Puro Shakespeare, sí. Pero Cage sabe aprovechar la enésima oportunidad de reivindicarse: salta, berrea, pega patadas y suelta “profundos” discursos a cámara. Un horror, vamos. Lo único bueno es que por el camino veremos como le revientan un testículo y pierde un brazo. Nada tiene sentido, incluida la habitual media hora final de matanza gratuita, con guiños a Grupo salvaje y al cine de serie B reverenciado por Tarantino. La copia de la copia del homenaje del remake.
Yo me imagino a Cage igual que a Marlon Brando cuando aterrizó por la selva filipina, dejándole bien claro a Francis Ford Coppola que el guion de Apocalypse Now ni se lo había leído pero que tenía muy buenas ideas y tal. En ese sentido, tenía bastante lógica que un realizador tan pasado de vueltas como Sono acabase queriendo rodar algo con el actor (vivo) más empeñado en la autocaricatura.
A las órdenes de Michael Sarnoski (en esta su primera película, tras una década de experiencias televisivas algo alejadas en el tiempo), Cage rodó también en 2021 la muy estimulante Pig. Que así, de partida, también tiene argumento como para marcarse un Godard: a un tipo le roban su cerdo caza-trufas y esto es de suponer que desemboque en… ¿otra cruenta venganza?
Sorpresa mayúscula. No señores: Pig logra contener lo incontenible (a Nicolas Cage haciendo de chef autoexiliado, con una ducha pendiente desde 2012 y economía gestual de alumno aplicado del Actors Studio) y construye una correctísima pieza de cámara cuya principal sorpresa es de carácter anticlimático. Y me explico.
Tras tres docenas de películas en las que Cage mataba de mil maneras sádicas distintas a sus agraviantes (ya fuese volviendo en moto de entre los muertos, como señor de la guerra requeteempoderado o como aprendiz de mago) o, por qué no, a sus seres queridos (véase la muy cafre Mamá y papá (2018), que ofrece una deliciosa muestra de psicopatía actoral), a todos nos pilla a contrapié una historia en la que le hacen una putada y… ¡viven para contarlo!

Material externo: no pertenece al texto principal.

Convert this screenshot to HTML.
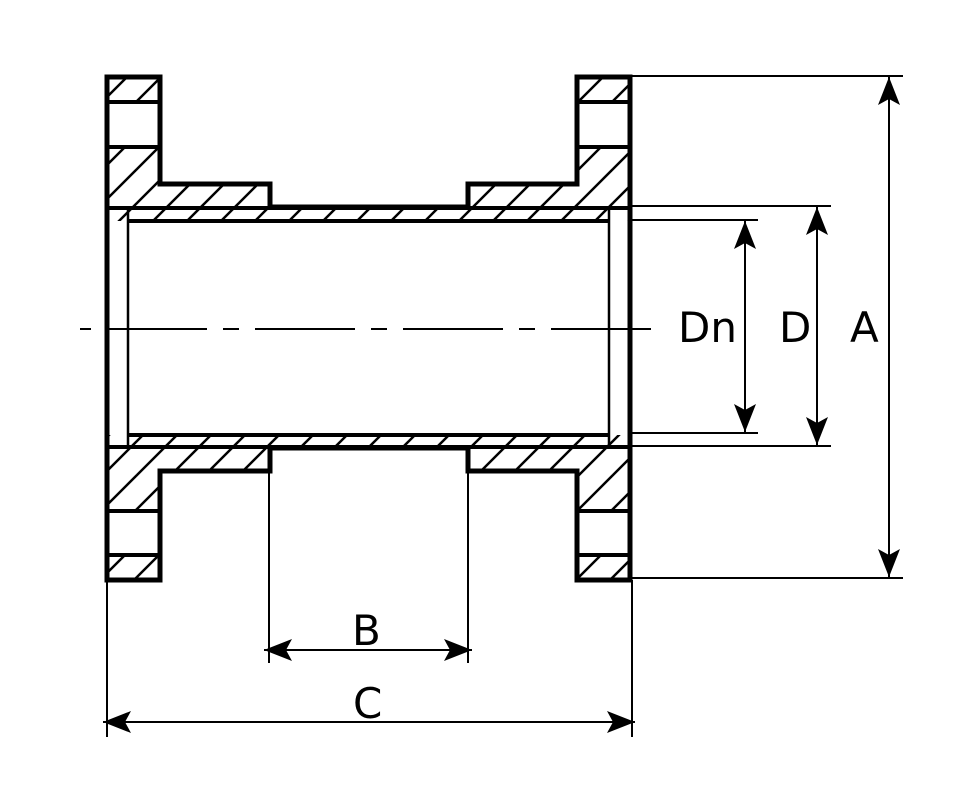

Pero el director de Pig sabe perfectamente que está trabajando con una leyenda viva. El mejor peor actor del mundo. Así que le regala un papel de pocas palabras y muchos sobreentendidos, de esos en los que basta con mirar a cámara con cara de… con cara de ir camino de los 60 tacos, vamos. Y así logra que una situación de partida risible termine siendo un dramita sobrado de ternura por su amargado protagonista.

La idea no es nueva. Si en el cine post-clásico no había nada más a la contra que ver matar a gente a Tony Curtis o a Henry Fonda, ¿por qué no convertir a Nicolas Cage en un perdedor irredento? El símbolo de una manera alocada y cutre de hacer cine (y eso es independiente del presupuesto manejado) puede devenir hombre de los bosques capaz de atesorar… un cierto grado de iluminación personal.
Dos caras de la misma moneda: el Cage del “me dejo ir aquí y ahora, ¡apartarsus!” y el Cage del “joder, que aquel año también estaban nominados Anthony Hopkins, Richard Dreyfuss y Sean Penn! ¡No soy ningún crack, pero exijo un respeto!”. Para quienes seguimos la trayectoria descendente de este jornalero de la gloria, resulta todo un relámpago en el agua verle salir de vez en cuando del lodo y lanzar un ronco “¡¡banzai!!” a una audiencia curada de espanto.